The fair value accounting framework provides a fair value hierarchy that prioritizes the inputs to valuation techniques used to measure fair value. The hierarchy gives the highest priority to unadjusted quoted prices in active markets for identical assets or liabilities (Level 1 measurements) and the lowest priority to unobservable inputs (Level 3 measurements).

 

The levels of the fair value hierarchy are described below:

 

 

Level 1

Inputs to the valuation methodology are unadjusted quoted prices for identical assets or liabilities.

 

 

 

 

Level 2

Inputs to the valuation methodology include:

-Inputs other than quoted prices that are observable for the asset or liability; and

-Inputs that are derived principally from or corroborated by observable market data by correlation or other means.

 

 

 

 

Level 3

Inputs to the valuation methodology are unobservable and significant to the fair value measurement.

 

Equity-based Compensation:

 

The cost of employee services received in exchange for awards of equity instruments are based on the grant-date fair value of the award. We recognize the fair value of the award as compensation expense over the period during which an employee is required to provide service in exchange for the award. For awards with performance conditions, we recognize the fair value of the award as compensation expense when it is probable that the performance condition will be achieved. The Company has elected an accounting policy to account for award forfeitures as they occur, with no adjustment for estimated forfeitures.

 

Concentration of Credit Risk:

 

Financial instruments, which potentially subject the Company to concentration of credit risk, consist principally of cash and cash equivalents and trade receivables. The Company maintains cash accounts at several commercial banks at which the balances exceed FDIC limits. The Company has not experienced any losses on such amounts.

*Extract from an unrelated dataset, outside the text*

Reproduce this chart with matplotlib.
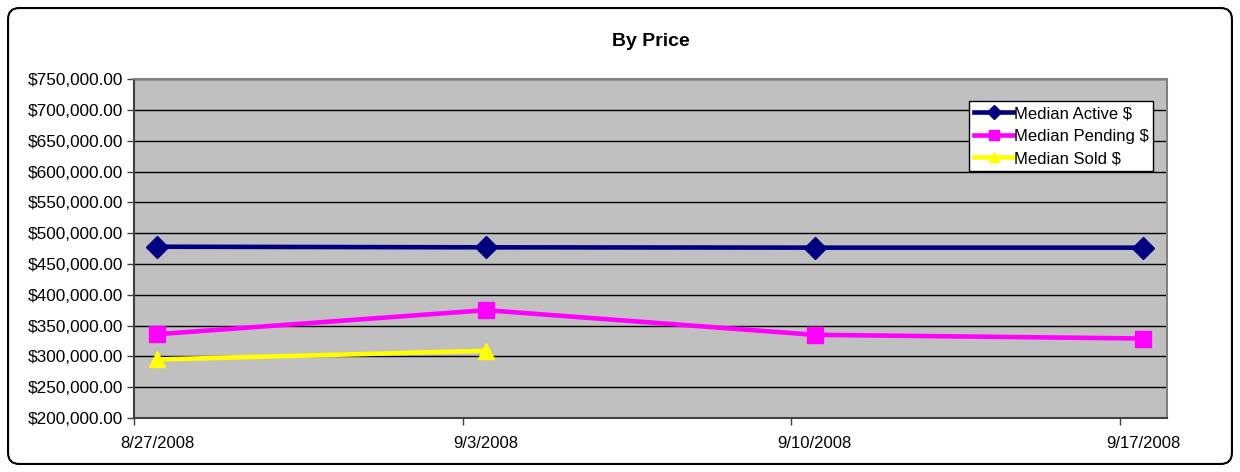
import numpy as np
import pandas as pd
import matplotlib
matplotlib.use("Agg")
import matplotlib.pyplot as plt
from matplotlib.patches import FancyBboxPatch
from matplotlib.ticker import FuncFormatter, FixedLocator

# Data
dates = ["2008-08-27", "2008-09-03", "2008-09-10", "2008-09-17"]
tick_labels = ["8/27/2008", "9/3/2008", "9/10/2008", "9/17/2008"]
median_active = [478000, 477000, 476500, 476500]
median_pending = [336000, 375000, 335000, 329000]
median_sold = [295000, 309000, np.nan, np.nan]

plt.rcParams["font.family"] = ["Liberation Sans", "DejaVu Sans"]

# Excel date axis: each day is a bin, points sit in the middle of their day
d = pd.to_datetime(dates)
day = np.asarray((d - d[0]).days, dtype=float)
x_pts = day + 0.5

fig = plt.figure(figsize=(12.4, 4.72), dpi=100)
ax = fig.add_axes([0.108, 0.1144, 0.833, 0.718])
ax.set_facecolor("#C0C0C0")

ax.plot(x_pts, median_active, color="#000080", lw=3.3, marker="D", ms=11,
        label="Median Active $")
ax.plot(x_pts, median_pending, color="#FF00FF", lw=3.3, marker="s", ms=11,
        label="Median Pending $")
ax.plot(x_pts, median_sold, color="#FFFF00", lw=3.3, marker="^", ms=12,
        label="Median Sold $")

ax.set_xlim(day[0], day[-1] + 1)
ax.set_ylim(200000, 750000)
ax.set_yticks(np.arange(200000, 750001, 50000))
ax.yaxis.set_major_formatter(FuncFormatter(lambda v, p: "${:,.2f}".format(v)))
ax.yaxis.grid(True, color="black", lw=1)
ax.set_axisbelow(True)

# tick marks at day boundaries, labels centred on the day
ax.xaxis.set_major_locator(FixedLocator(day))
ax.xaxis.set_minor_locator(FixedLocator(x_pts))
ax.set_xticklabels([""] * len(day))
ax.set_xticklabels(tick_labels, minor=True)
ax.tick_params(axis="x", which="major", direction="out", length=5, width=1, color="#404040")
ax.tick_params(axis="x", which="minor", length=0, pad=13, labelsize=12)
ax.tick_params(axis="y", direction="out", length=5, width=1, color="#404040", labelsize=12.4, pad=3)

for s in ["left", "bottom"]:
    ax.spines[s].set_color("#404040")
    ax.spines[s].set_linewidth(1.5)
for s in ["top", "right"]:
    ax.spines[s].set_color("#808080")
    ax.spines[s].set_linewidth(1.5)

ax.set_title("By Price", fontsize=14, fontweight="bold", pad=24)

leg = ax.legend(loc="upper right", bbox_to_anchor=(0.987, 0.935), fontsize=12,
                frameon=True, fancybox=False, framealpha=1, edgecolor="black",
                handlelength=2.3, handletextpad=0.05, borderpad=0.3,
                labelspacing=0.45, borderaxespad=0, markerscale=0.65)
leg.get_frame().set_linewidth(1)

border = FancyBboxPatch((0.0065, 0.017), 0.987, 0.966, transform=fig.transFigure,
                        boxstyle="round,pad=0,rounding_size=0.009", fill=False,
                        edgecolor="black", lw=1.5, mutation_aspect=1240 / 472)
fig.patches.append(border)

fig.savefig("out.png", dpi=100)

Concentration of credit risk with respect to trade receivables is generally diversified due to the large number of entities comprising the Company’s customer base and their dispersion across geographic areas, principally within the U.S. The Company routinely addresses the financial strength of its customers and, as a consequence, believes that its receivable credit risk exposure is limited. The Company does not require customers to post collateral.

 

New Accounting Pronouncements:

 

In November 2023, the Financial Accounting Standards Board (“FASB”) issued ASU No. 2023-07, Segment Reporting (Topic 280): Improvements to Reportable Segment Disclosures (“ASU 2023-07”), which expands on the required disclosure of incremental segment information. The new guidance is effective for fiscal years beginning after December 15, 2023, and interim periods within fiscal years beginning after December 15, 2024, with early adoption permitted. The Company is evaluating the effect on its consolidated financial statements when adopted in fiscal year 2025 but does not expect the effect to be material.

 

In December 2023, the FASB issued ASU No. 2023-09, Income Taxes (Topic 740): Improvements to Income Tax Disclosures (“ASU 2023-09”), which requires companies to annually disclose categories in the effective tax rate reconciliation and additional information about income taxes paid. The new guidance is effective for annual periods beginning after December 15, 2024, and interim periods within fiscal years beginning after December 15, 2024, with early adoption permitted. The Company is in the process of evaluating the impact that the adoption of ASU No. 2023-09 will have to the financial statements and related disclosures.

 

Out of Period Adjustment:

 

As of and for the year ended April 30, 2024, the Company recorded an out of period adjustment related to its loss provision accrual to account for its contracts where the expected costs exceed the total expected revenues. The out of period adjustment resulted in a decrease to cost of revenues and a decrease to loss provision accrual of $0.9 million. The adjustment did not have any impact on cash flows for the Company and does not have any continuing impact on future cash flows or earnings. The Company has evaluated the effects of this error, both qualitatively and quantitatively, and does not believe the correction was material to any current or prior interim or annual periods that were affected.